By the mid-nineties, the British media had woken up to the fact that the nation contained two societies: the traditional leisure culture of alcohol and entertainment (spectator sports, TV) versus the more participatory, effusive culture of all-night dancing and Ecstasy. The clash between old Britain and young Britain was dramatized to hilarious effect in an episode of Inspector Morse entitled "Cherubim and Seraphics." The plot concerns a series of mysterious teenage deaths that appear to be connected to a new drug called Seraphic. Despite its overt "just say no" slant, the episode mostly works as an exhilarating advert for Ecstasy culture. (Literally, insofar as Morse's remark to his detective partner - "it's a rave, Lewis!" - was sampled and used by a pirate station.)

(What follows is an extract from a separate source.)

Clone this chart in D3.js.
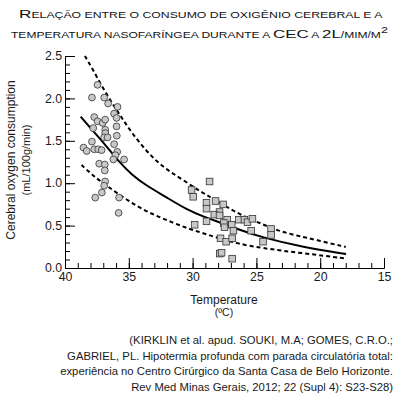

This collision of old and new Englands reaches it peak when the detective duo arrive at the stately home where a rave called Cherub is taking place. Morse drones on about the noble history of the building; inside, the kids have transformed it into a future wonderland. Sure, the crooked lab researcher responsible for the Seraphic drug gets his comeuppance. But the episode ends by allowing the sixteen-year-old girlfriend of one Seraphic casualty to utter a paean to Ecstasy: "You love everyone in the world, you want to touch everyone." And it transpires that the teenagers didn't kill themselves because the drug unbalanced their minds; rather, having glimpsed heaven on earth, they decided that returning to reality would be a comedown. Who wouldn't want to give E a try after that? And who would possibly side with decrepit Morse, with his booze and classical music CDs, against the shiny happy people of Generation E?